Goal
Print the records below word for word, but leave out the pictures.

Stored records
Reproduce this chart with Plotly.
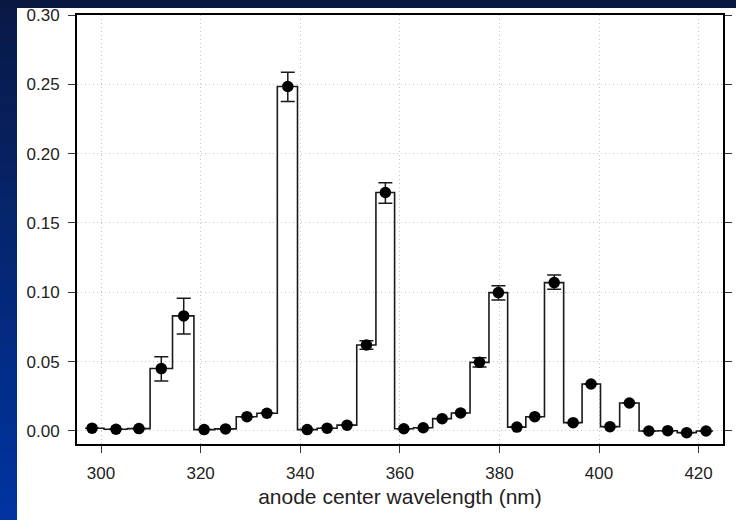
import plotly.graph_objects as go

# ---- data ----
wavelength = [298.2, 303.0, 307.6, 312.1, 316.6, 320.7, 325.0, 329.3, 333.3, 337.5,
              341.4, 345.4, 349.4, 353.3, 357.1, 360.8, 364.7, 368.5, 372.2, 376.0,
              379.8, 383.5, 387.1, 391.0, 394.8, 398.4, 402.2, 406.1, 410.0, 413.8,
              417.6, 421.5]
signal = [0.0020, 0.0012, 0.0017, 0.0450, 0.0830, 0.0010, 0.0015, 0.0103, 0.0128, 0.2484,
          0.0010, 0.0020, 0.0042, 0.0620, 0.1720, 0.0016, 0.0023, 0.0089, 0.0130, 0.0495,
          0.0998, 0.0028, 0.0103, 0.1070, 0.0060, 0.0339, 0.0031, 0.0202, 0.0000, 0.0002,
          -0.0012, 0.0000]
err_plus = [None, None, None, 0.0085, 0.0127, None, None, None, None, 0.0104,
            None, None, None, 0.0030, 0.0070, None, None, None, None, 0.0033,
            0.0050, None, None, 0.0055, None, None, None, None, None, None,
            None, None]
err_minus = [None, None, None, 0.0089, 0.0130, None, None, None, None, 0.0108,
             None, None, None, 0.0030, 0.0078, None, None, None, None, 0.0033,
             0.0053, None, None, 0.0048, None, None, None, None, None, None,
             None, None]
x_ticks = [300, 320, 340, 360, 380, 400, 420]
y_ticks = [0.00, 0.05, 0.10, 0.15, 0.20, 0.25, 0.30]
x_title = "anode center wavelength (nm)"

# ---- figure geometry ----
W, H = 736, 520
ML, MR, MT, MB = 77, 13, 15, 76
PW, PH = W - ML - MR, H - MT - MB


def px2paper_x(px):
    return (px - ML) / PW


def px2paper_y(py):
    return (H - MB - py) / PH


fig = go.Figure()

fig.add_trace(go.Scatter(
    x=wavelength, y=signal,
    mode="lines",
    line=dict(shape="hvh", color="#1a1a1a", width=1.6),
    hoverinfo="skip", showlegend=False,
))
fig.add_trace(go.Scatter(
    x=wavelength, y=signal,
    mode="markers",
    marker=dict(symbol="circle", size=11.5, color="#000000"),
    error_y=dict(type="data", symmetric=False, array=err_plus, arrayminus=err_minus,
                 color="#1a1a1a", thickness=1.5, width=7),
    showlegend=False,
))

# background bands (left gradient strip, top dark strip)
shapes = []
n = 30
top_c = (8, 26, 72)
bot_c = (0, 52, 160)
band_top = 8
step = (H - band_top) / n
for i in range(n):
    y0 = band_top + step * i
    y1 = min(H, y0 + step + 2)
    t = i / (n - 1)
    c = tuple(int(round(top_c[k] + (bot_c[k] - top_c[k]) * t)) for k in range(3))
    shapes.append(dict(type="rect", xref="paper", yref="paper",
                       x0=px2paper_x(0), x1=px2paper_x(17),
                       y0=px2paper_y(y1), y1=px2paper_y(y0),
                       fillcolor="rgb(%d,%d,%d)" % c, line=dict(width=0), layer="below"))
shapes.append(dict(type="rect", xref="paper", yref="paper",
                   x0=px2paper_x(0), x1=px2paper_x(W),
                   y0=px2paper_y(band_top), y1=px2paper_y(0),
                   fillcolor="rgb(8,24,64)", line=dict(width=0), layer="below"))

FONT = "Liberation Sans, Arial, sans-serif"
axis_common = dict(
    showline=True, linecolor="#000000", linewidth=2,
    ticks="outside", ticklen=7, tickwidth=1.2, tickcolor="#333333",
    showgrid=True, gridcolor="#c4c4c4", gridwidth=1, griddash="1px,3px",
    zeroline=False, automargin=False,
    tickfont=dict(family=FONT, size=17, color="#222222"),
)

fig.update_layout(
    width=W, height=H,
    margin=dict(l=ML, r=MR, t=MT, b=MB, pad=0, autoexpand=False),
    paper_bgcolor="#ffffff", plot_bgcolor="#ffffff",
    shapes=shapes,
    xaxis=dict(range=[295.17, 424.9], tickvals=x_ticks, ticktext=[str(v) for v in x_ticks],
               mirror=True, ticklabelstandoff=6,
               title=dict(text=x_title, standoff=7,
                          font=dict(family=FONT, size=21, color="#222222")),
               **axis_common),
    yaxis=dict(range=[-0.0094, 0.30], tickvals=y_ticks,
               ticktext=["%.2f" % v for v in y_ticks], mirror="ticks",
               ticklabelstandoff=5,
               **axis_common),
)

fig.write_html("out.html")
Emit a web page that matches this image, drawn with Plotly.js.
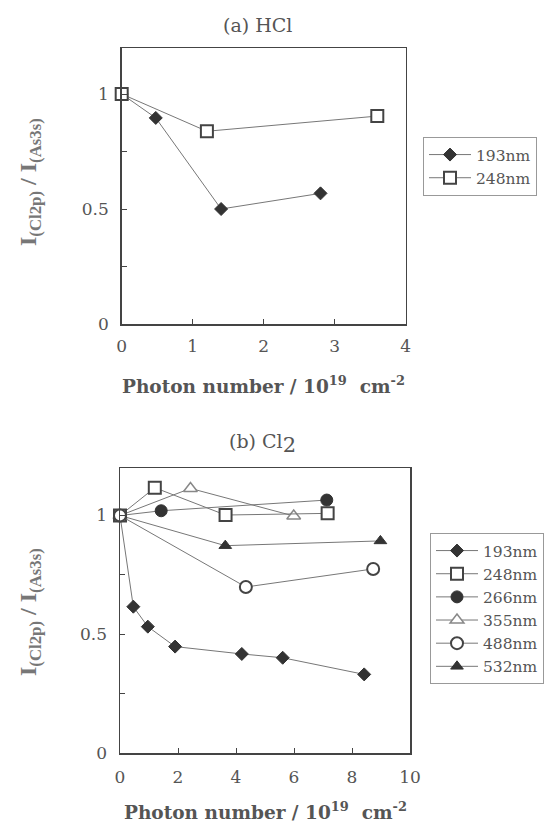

Reply to the task
Reproduce this chart with Plotly.
import plotly.graph_objects as go

# ---- data ----
wavelength = [298.2, 303.0, 307.6, 312.1, 316.6, 320.7, 325.0, 329.3, 333.3, 337.5,
              341.4, 345.4, 349.4, 353.3, 357.1, 360.8, 364.7, 368.5, 372.2, 376.0,
              379.8, 383.5, 387.1, 391.0, 394.8, 398.4, 402.2, 406.1, 410.0, 413.8,
              417.6, 421.5]
signal = [0.0020, 0.0012, 0.0017, 0.0450, 0.0830, 0.0010, 0.0015, 0.0103, 0.0128, 0.2484,
          0.0010, 0.0020, 0.0042, 0.0620, 0.1720, 0.0016, 0.0023, 0.0089, 0.0130, 0.0495,
          0.0998, 0.0028, 0.0103, 0.1070, 0.0060, 0.0339, 0.0031, 0.0202, 0.0000, 0.0002,
          -0.0012, 0.0000]
err_plus = [None, None, None, 0.0085, 0.0127, None, None, None, None, 0.0104,
            None, None, None, 0.0030, 0.0070, None, None, None, None, 0.0033,
            0.0050, None, None, 0.0055, None, None, None, None, None, None,
            None, None]
err_minus = [None, None, None, 0.0089, 0.0130, None, None, None, None, 0.0108,
             None, None, None, 0.0030, 0.0078, None, None, None, None, 0.0033,
             0.0053, None, None, 0.0048, None, None, None, None, None, None,
             None, None]
x_ticks = [300, 320, 340, 360, 380, 400, 420]
y_ticks = [0.00, 0.05, 0.10, 0.15, 0.20, 0.25, 0.30]
x_title = "anode center wavelength (nm)"

# ---- figure geometry ----
W, H = 736, 520
ML, MR, MT, MB = 77, 13, 15, 76
PW, PH = W - ML - MR, H - MT - MB


def px2paper_x(px):
    return (px - ML) / PW


def px2paper_y(py):
    return (H - MB - py) / PH


fig = go.Figure()

fig.add_trace(go.Scatter(
    x=wavelength, y=signal,
    mode="lines",
    line=dict(shape="hvh", color="#1a1a1a", width=1.6),
    hoverinfo="skip", showlegend=False,
))
fig.add_trace(go.Scatter(
    x=wavelength, y=signal,
    mode="markers",
    marker=dict(symbol="circle", size=11.5, color="#000000"),
    error_y=dict(type="data", symmetric=False, array=err_plus, arrayminus=err_minus,
                 color="#1a1a1a", thickness=1.5, width=7),
    showlegend=False,
))

# background bands (left gradient strip, top dark strip)
shapes = []
n = 30
top_c = (8, 26, 72)
bot_c = (0, 52, 160)
band_top = 8
step = (H - band_top) / n
for i in range(n):
    y0 = band_top + step * i
    y1 = min(H, y0 + step + 2)
    t = i / (n - 1)
    c = tuple(int(round(top_c[k] + (bot_c[k] - top_c[k]) * t)) for k in range(3))
    shapes.append(dict(type="rect", xref="paper", yref="paper",
                       x0=px2paper_x(0), x1=px2paper_x(17),
                       y0=px2paper_y(y1), y1=px2paper_y(y0),
                       fillcolor="rgb(%d,%d,%d)" % c, line=dict(width=0), layer="below"))
shapes.append(dict(type="rect", xref="paper", yref="paper",
                   x0=px2paper_x(0), x1=px2paper_x(W),
                   y0=px2paper_y(band_top), y1=px2paper_y(0),
                   fillcolor="rgb(8,24,64)", line=dict(width=0), layer="below"))

FONT = "Liberation Sans, Arial, sans-serif"
axis_common = dict(
    showline=True, linecolor="#000000", linewidth=2,
    ticks="outside", ticklen=7, tickwidth=1.2, tickcolor="#333333",
    showgrid=True, gridcolor="#c4c4c4", gridwidth=1, griddash="1px,3px",
    zeroline=False, automargin=False,
    tickfont=dict(family=FONT, size=17, color="#222222"),
)

fig.update_layout(
    width=W, height=H,
    margin=dict(l=ML, r=MR, t=MT, b=MB, pad=0, autoexpand=False),
    paper_bgcolor="#ffffff", plot_bgcolor="#ffffff",
    shapes=shapes,
    xaxis=dict(range=[295.17, 424.9], tickvals=x_ticks, ticktext=[str(v) for v in x_ticks],
               mirror=True, ticklabelstandoff=6,
               title=dict(text=x_title, standoff=7,
                          font=dict(family=FONT, size=21, color="#222222")),
               **axis_common),
    yaxis=dict(range=[-0.0094, 0.30], tickvals=y_ticks,
               ticktext=["%.2f" % v for v in y_ticks], mirror="ticks",
               ticklabelstandoff=5,
               **axis_common),
)

fig.write_html("out.html")
Emit a web page that matches this image, drawn with Plotly.js.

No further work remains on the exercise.